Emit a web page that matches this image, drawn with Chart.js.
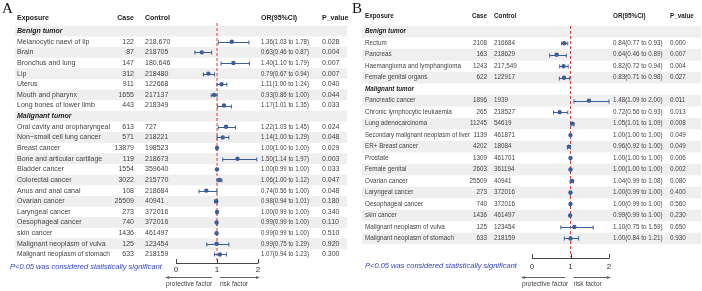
<!DOCTYPE html>
<html>
<head>
<meta charset="utf-8">
<script src="https://cdn.jsdelivr.net/npm/chart.js@4.4.1/dist/chart.umd.min.js"></script>
<style>
  body { margin: 0; background: #fff; width: 702px; height: 291px; overflow: hidden; position: relative; }
  canvas { position: absolute; top: 0; }
</style>
</head>
<body>
<canvas id="chartA" width="351" height="291" style="left:0"></canvas>
<canvas id="chartB" width="351" height="291" style="left:351px"></canvas>
<script>
// Panel A data
const aSections = ['Benign tumor', 'Malignant tumor'];
const aSectionSizes = [7, 13];
const aExposure = [
  'Melanocytic naevi of lip', 'Brain', 'Bronchus and lung', 'Lip', 'Uterus', 'Mouth and pharynx',
  'Long bones of lower limb',
  'Oral cavity and oropharyngeal', 'Non\u2212small cell lung cancer', 'Breast cancer',
  'Bone and articular cartilage', 'Bladder cancer', 'Colorectal cancer', 'Anus and anal canal',
  'Ovarian cancer', 'Laryngeal cancer', 'Oesophageal cancer', 'skin cancer',
  'Malignant neoplasm of vulva', 'Malignant neoplasm of stomach'
];
const aCase = ['122', '87', '147', '312', '911', '1655', '443',
  '613', '571', '13879', '119', '1554', '3022', '108', '25509', '273', '740', '1436', '125', '633'];
const aControl = ['218,670', '218705', '180,646', '218480', '122668', '217137', '218349',
  '727', '218221', '198523', '218673', '359640', '215770', '218684', '40941', '372016', '372016',
  '461497', '123454', '218159'];
const aOR = [1.36, 0.63, 1.40, 0.79, 1.11, 0.93, 1.17,
  1.22, 1.14, 1.00, 1.50, 1.00, 1.06, 0.74, 0.98, 1.00, 0.99, 0.99, 0.99, 1.07];
const aLow = [1.03, 0.46, 1.10, 0.67, 1.00, 0.86, 1.01,
  1.03, 1.00, 1.00, 1.14, 0.99, 1.00, 0.56, 0.94, 0.99, 0.99, 0.99, 0.75, 0.94];
const aHigh = [1.78, 0.87, 1.79, 0.94, 1.24, 1.00, 1.35,
  1.45, 1.29, 1.00, 1.97, 1.00, 1.12, 1.00, 1.01, 1.00, 1.00, 1.00, 1.29, 1.23];
const aP = ['0.028', '0.004', '0.007', '0.007', '0.040', '0.044', '0.033',
  '0.024', '0.048', '0.029', '0.003', '0.033', '0.047', '0.048', '0.180', '0.340', '0.110',
  '0.510', '0.920', '0.300'];

// Panel B data
const bSections = ['Benign tumor', 'Malignant tumor'];
const bSectionSizes = [4, 13];
const bExposure = [
  'Rectum', 'Pancreas', 'Haemangioma and lymphangioma', 'Female genital organs',
  'Pancreatic cancer', 'Chronic lymphocytic leukaemia', 'Lung adenocarcinoma',
  'Secondary malignant neoplasm of liver', 'ER+ Breast cancer', 'Prostate', 'Female genital',
  'Ovarian cancer', 'Laryngeal cancer', 'Oesophageal cancer', 'skin cancer',
  'Malignant neoplasm of vulva', 'Malignant neoplasm of stomach'
];
const bCase = ['2108', '163', '1243', '622',
  '1896', '265', '11245', '1139', '4202', '1309', '2603', '25509', '273', '740', '1436', '125', '633'];
const bControl = ['216684', '218629', '217,549', '122917',
  '1939', '218527', '54619', '461871', '18084', '461701', '361194', '40941', '372016', '372016',
  '461497', '123454', '218159'];
const bOR = [0.84, 0.64, 0.82, 0.83,
  1.48, 0.72, 1.05, 1.00, 0.96, 1.00, 1.00, 1.04, 1.00, 1.00, 0.99, 1.10, 1.00];
const bLow = [0.77, 0.46, 0.72, 0.71,
  1.09, 0.56, 1.01, 1.00, 0.92, 1.00, 1.00, 0.99, 0.99, 0.99, 0.99, 0.75, 0.84];
const bHigh = [0.93, 0.89, 0.94, 0.98,
  2.00, 0.93, 1.09, 1.00, 1.00, 1.00, 1.00, 1.08, 1.00, 1.00, 1.00, 1.59, 1.21];
const bP = ['0.000', '0.007', '0.004', '0.027',
  '0.011', '0.013', '0.008', '0.049', '0.049', '0.006', '0.002', '0.080', '0.400', '0.560',
  '0.230', '0.650', '0.930'];

const axisTicks = [0, 1, 2];
const note = 'P<0.05 was considered statistically significant';

// couleurs et polices
const BLUE = '#3c5d9a';
const RED = '#e23b3b';
const FONT = '"Liberation Sans", Arial, sans-serif';

// mise en page de chaque panneau (pixels dans son canvas)
const layoutA = {
  letter: 'A', letterX: 2, letterY: 13, fs: 7, nameGap: 24,
  exposureX: 17, caseRight: 134, controlX: 145, orX: 261, orW: 48, pX: 322,
  stripeL: 15, stripeR: 347, headerY: 18, row1: 29.3, sp: 10.8,
  padL: 176, padR: 93, axisY: 263, tickY: 270, arrowY: 277, factorY: 284,
  noteX: 10, noteY: 267, dashTop: 23
};
const layoutB = {
  letter: 'B', letterX: 1, letterY: 13, fs: 6.3, nameGap: 17,
  exposureX: 14, caseRight: 136, controlX: 143, orX: 262, orW: 50, pX: 319,
  stripeL: 11, stripeR: 350, headerY: 16, row1: 30, sp: 11.66,
  padL: 181, padR: 93, axisY: 258, tickY: 267, arrowY: 277, factorY: 284,
  noteX: 14, noteY: 266, dashTop: 26
};

// construire la liste des lignes (sections + expositions)
function buildRows(sections, sizes) {
  const rows = [];
  let i = 0, r = 1;
  sections.forEach((s, k) => {
    rows.push({ type: 'section', text: s, row: r++ });
    for (let n = 0; n < sizes[k]; n++) {
      rows.push({ type: 'item', i: i++, row: r++ });
    }
  });
  return rows;
}

function makeForestPlugin(L, d, rows) {
  return {
    id: 'forest' + L.letter,
    beforeDatasetsDraw(chart) {
      const ctx = chart.ctx;
      const xs = chart.scales.x, ys = chart.scales.y;
      ctx.save();

      // bandes grises
      rows.forEach(r => {
        if (r.row % 2 === 1) {
          const yc = ys.getPixelForValue(r.row);
          ctx.fillStyle = '#efefef';
          ctx.fillRect(L.stripeL, yc - L.sp / 2, L.stripeR - L.stripeL, L.sp);
        }
      });

      // lettre du panneau
      ctx.fillStyle = '#111';
      ctx.font = '15px "Liberation Serif", "Times New Roman", serif';
      ctx.textBaseline = 'alphabetic';
      ctx.textAlign = 'left';
      ctx.fillText(L.letter, L.letterX, L.letterY);

      // en-tetes
      ctx.textBaseline = 'middle';
      ctx.font = 'bold ' + L.fs + 'px ' + FONT;
      ctx.fillStyle = '#222';
      ctx.fillText('Exposure', L.exposureX, L.headerY);
      ctx.fillText('Control', L.controlX, L.headerY);
      ctx.fillText('OR(95%CI)', L.orX, L.headerY);
      ctx.fillText('P_value', L.pX, L.headerY);
      ctx.textAlign = 'right';
      ctx.fillText('Case', L.caseRight, L.headerY);

      // lignes du tableau
      rows.forEach(r => {
        const yc = ys.getPixelForValue(r.row);
        if (r.type === 'section') {
          ctx.textAlign = 'left';
          ctx.font = 'italic bold ' + L.fs + 'px ' + FONT;
          ctx.fillStyle = '#222';
          ctx.fillText(r.text, L.exposureX, yc);
          return;
        }
        const i = r.i;
        ctx.font = L.fs + 'px ' + FONT;
        ctx.fillStyle = '#444';
        ctx.textAlign = 'left';
        ctx.fillText(d.exposure[i], L.exposureX, yc, L.caseRight - L.nameGap - L.exposureX);
        ctx.fillText(d.control[i], L.controlX, yc);
        const orTxt = d.or[i].toFixed(2) + '(' + d.low[i].toFixed(2) + ' to ' + d.high[i].toFixed(2) + ')';
        ctx.fillText(orTxt, L.orX, yc, L.orW);
        ctx.fillText(d.p[i], L.pX, yc);
        ctx.textAlign = 'right';
        ctx.fillText(d.cases[i], L.caseRight, yc);
      });

      // ligne de reference a OR = 1
      const x1 = xs.getPixelForValue(1);
      ctx.strokeStyle = RED;
      ctx.lineWidth = 1;
      ctx.setLineDash([3, 2]);
      ctx.beginPath();
      ctx.moveTo(x1, L.dashTop);
      ctx.lineTo(x1, L.axisY - 1);
      ctx.stroke();
      ctx.setLineDash([]);

      // intervalles de confiance
      ctx.strokeStyle = BLUE;
      ctx.lineWidth = 1;
      rows.forEach(r => {
        if (r.type !== 'item') return;
        const yc = Math.round(ys.getPixelForValue(r.row)) + 0.5;
        const xl = xs.getPixelForValue(d.low[r.i]);
        const xh = xs.getPixelForValue(d.high[r.i]);
        ctx.beginPath();
        ctx.moveTo(xl, yc); ctx.lineTo(xh, yc);
        ctx.moveTo(xl, yc - 2); ctx.lineTo(xl, yc + 2);
        ctx.moveTo(xh, yc - 2); ctx.lineTo(xh, yc + 2);
        ctx.stroke();
      });

      // axe
      const p0 = xs.getPixelForValue(axisTicks[0]);
      const p2 = xs.getPixelForValue(axisTicks[axisTicks.length - 1]);
      ctx.strokeStyle = '#444';
      ctx.beginPath();
      ctx.moveTo(p0, L.axisY + 0.5); ctx.lineTo(p2, L.axisY + 0.5);
      axisTicks.forEach(t => {
        const px = Math.round(xs.getPixelForValue(t)) + 0.5;
        ctx.moveTo(px, L.axisY + 0.5); ctx.lineTo(px, L.axisY - 4);
      });
      ctx.stroke();
      ctx.fillStyle = '#333';
      ctx.font = '8px ' + FONT;
      ctx.textAlign = 'center';
      axisTicks.forEach(t => ctx.fillText(String(t), xs.getPixelForValue(t), L.tickY));

      // fleches
      ctx.strokeStyle = '#666';
      ctx.fillStyle = '#666';
      const la = p0 - 10, lb = x1 - 5, ra = x1 + 3, rb = p2 + 1;
      ctx.beginPath();
      ctx.moveTo(la, L.arrowY + 0.5); ctx.lineTo(lb, L.arrowY + 0.5);
      ctx.moveTo(ra, L.arrowY + 0.5); ctx.lineTo(rb, L.arrowY + 0.5);
      ctx.stroke();
      ctx.beginPath();
      ctx.moveTo(la - 1, L.arrowY + 0.5); ctx.lineTo(la + 3, L.arrowY - 1); ctx.lineTo(la + 3, L.arrowY + 2);
      ctx.closePath();
      ctx.moveTo(rb + 1, L.arrowY + 0.5); ctx.lineTo(rb - 3, L.arrowY - 1); ctx.lineTo(rb - 3, L.arrowY + 2);
      ctx.closePath();
      ctx.fill();
      ctx.fillStyle = '#444';
      ctx.font = '6.5px ' + FONT;
      ctx.textAlign = 'left';
      ctx.fillText('protective factor', la, L.factorY);
      ctx.fillText('risk factor', ra, L.factorY);

      // note
      ctx.fillStyle = '#3344cc';
      ctx.font = 'italic 7.5px ' + FONT;
      ctx.fillText(note, L.noteX, L.noteY);

      ctx.restore();
    }
  };
}

function drawPanel(canvasId, L, d, sections, sizes) {
  const rows = buildRows(sections, sizes);
  const items = rows.filter(r => r.type === 'item');
  const yMin = 1 - L.row1 / L.sp;
  const yMax = yMin + 291 / L.sp;
  return new Chart(document.getElementById(canvasId), {
    type: 'scatter',
    data: {
      datasets: [{
        data: items.map(r => ({ x: d.or[r.i], y: r.row })),
        backgroundColor: BLUE,
        borderColor: BLUE,
        pointRadius: 2.2,
        pointHoverRadius: 2.2,
        borderWidth: 0
      }]
    },
    options: {
      responsive: false,
      animation: false,
      devicePixelRatio: 1,
      layout: { padding: { left: L.padL, right: L.padR, top: 0, bottom: 0 } },
      plugins: { legend: { display: false }, tooltip: { enabled: false } },
      scales: {
        x: { type: 'linear', min: 0, max: 2, display: false },
        y: { type: 'linear', min: yMin, max: yMax, reverse: true, display: false }
      }
    },
    plugins: [makeForestPlugin(L, d, rows)]
  });
}

drawPanel('chartA', layoutA, {
  exposure: aExposure, cases: aCase, control: aControl, or: aOR, low: aLow, high: aHigh, p: aP
}, aSections, aSectionSizes);

drawPanel('chartB', layoutB, {
  exposure: bExposure, cases: bCase, control: bControl, or: bOR, low: bLow, high: bHigh, p: bP
}, bSections, bSectionSizes);
</script>
</body>
</html>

────────────────────────────────────────

__Exercise objective__
List all lines where "page" occurs.

__Result of this exercise__
Emit a web page that matches this image, drawn with Chart.js.
// mise en page de chaque panneau (pixels dans son canvas)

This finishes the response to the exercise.